Ariadna, con los ojos brillantes, se enderezó de pronto, dispuesta a aferrarse a aquella frase del hombre.
-¿Y qué es lo que escribe?- pronunció cada palabra con emoción contenida, como si la respuesta fuera determinante en su vida.
-Eres muy curiosa, niña- Ariadna relajó su cuerpo, decepcionada por la respuesta-. No escribo nada que ati pueda interesarte. Cosas de aquí y allá. Sucesos.
-¿Qué clase de sucesos?-insistió ella.
-Te interesa, vaya. Qué molestia. Qué curiosa- Ariadna empezaba a sentirse incómoda-. Pues verás. Escribo todo lo que me sucede. Toda mi vida.
-Pero eso es imposible- objetó la niña-. No escribe y vive a la misma velocidad. Debe de ir muy atrasado.

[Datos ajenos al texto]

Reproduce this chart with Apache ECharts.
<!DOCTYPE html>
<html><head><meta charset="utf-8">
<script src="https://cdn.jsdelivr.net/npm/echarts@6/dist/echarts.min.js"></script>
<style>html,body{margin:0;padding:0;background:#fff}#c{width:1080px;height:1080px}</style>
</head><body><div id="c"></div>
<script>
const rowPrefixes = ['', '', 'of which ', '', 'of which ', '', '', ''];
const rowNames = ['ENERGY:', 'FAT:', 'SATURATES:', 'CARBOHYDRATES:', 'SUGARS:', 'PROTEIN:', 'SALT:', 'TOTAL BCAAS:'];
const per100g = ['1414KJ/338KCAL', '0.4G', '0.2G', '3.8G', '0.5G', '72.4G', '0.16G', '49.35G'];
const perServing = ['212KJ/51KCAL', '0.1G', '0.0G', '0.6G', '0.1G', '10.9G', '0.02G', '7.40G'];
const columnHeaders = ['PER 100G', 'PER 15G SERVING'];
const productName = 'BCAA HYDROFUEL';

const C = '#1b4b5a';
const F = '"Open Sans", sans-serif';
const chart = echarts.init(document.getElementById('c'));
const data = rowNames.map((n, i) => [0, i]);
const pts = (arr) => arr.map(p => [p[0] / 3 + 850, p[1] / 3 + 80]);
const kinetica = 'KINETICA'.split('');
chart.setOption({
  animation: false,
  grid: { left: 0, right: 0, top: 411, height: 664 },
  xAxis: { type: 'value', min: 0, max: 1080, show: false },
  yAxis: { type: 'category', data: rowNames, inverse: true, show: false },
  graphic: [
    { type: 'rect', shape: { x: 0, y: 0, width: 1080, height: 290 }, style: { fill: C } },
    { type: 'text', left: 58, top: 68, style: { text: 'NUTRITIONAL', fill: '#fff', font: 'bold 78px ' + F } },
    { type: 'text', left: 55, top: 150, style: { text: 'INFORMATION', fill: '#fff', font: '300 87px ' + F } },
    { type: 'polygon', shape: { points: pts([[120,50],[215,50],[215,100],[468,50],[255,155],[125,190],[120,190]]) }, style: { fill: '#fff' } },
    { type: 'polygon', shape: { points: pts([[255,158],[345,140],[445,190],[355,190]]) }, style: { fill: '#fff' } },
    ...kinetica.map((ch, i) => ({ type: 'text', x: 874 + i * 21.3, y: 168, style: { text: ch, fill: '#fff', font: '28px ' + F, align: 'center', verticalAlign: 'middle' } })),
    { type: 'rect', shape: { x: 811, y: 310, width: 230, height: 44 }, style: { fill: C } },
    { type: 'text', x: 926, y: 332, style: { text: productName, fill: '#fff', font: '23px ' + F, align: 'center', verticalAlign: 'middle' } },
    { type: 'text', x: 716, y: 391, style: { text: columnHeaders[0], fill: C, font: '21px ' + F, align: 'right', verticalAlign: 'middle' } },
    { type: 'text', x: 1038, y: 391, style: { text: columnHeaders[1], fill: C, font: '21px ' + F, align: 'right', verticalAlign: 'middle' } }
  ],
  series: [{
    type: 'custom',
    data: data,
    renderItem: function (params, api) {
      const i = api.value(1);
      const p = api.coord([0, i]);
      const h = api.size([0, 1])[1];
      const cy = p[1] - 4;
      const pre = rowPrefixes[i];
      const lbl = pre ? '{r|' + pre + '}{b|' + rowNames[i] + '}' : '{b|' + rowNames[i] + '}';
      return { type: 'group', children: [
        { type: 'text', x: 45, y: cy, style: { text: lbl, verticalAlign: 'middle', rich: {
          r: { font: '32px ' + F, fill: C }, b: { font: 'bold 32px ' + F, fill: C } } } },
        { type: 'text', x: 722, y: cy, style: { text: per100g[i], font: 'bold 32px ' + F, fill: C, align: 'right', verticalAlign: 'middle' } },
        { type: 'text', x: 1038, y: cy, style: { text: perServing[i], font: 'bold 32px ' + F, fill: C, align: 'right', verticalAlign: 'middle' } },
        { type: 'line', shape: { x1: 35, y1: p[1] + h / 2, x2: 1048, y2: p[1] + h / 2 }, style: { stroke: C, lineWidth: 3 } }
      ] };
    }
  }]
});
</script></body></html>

Además, si escribe sobre su vida entera, nunca podrá pararse a leerlo.
-Qué pesada. Qué molestia- el hombre parecía estar enfadándose ahora- Precisamente por eso quiero que te vayas ya. Para no ir atrasado, necesito que en ciertos momentos de mi vida no pase nada. Y en cuanto a leerlo, no me interesa. ¿Para qué lo iba a leer, si yo ya sé lo que cuenta? Tendrán que leerlo otros. Es de lógica.
Ariadna comprendió que era mejor no discutir.
-¿Por dónde voy ahora?- le preguntó.
-Eso depende. ¿Adónde quieres ir?
-Me da igual. A algún otro sitio.
-Entonces, no importa por dónde vayas. Llegarás a algún lugar que no sea este.
Ariadna comprendió que tenía razón.
-Gracias- le dijo-. Le deseo que tenga tiempo suficiente sin que pase nada para escribir todo lo que le ha pasado.
-De nada. Yo te deseo que llegues a algún otro sitio.
"Menuda tontería", pensó Ariadna. "Si me voy de aquí, llegaré a algún otro sitio". Y tras esto, se dirigió a la puerta naranja y pasó al otro lado. Cuál fue su sorpresa al encontrarse en una habitación totalmente igual, con un hombre exactamente igual al anterior escribiendo notas en un cuaderno.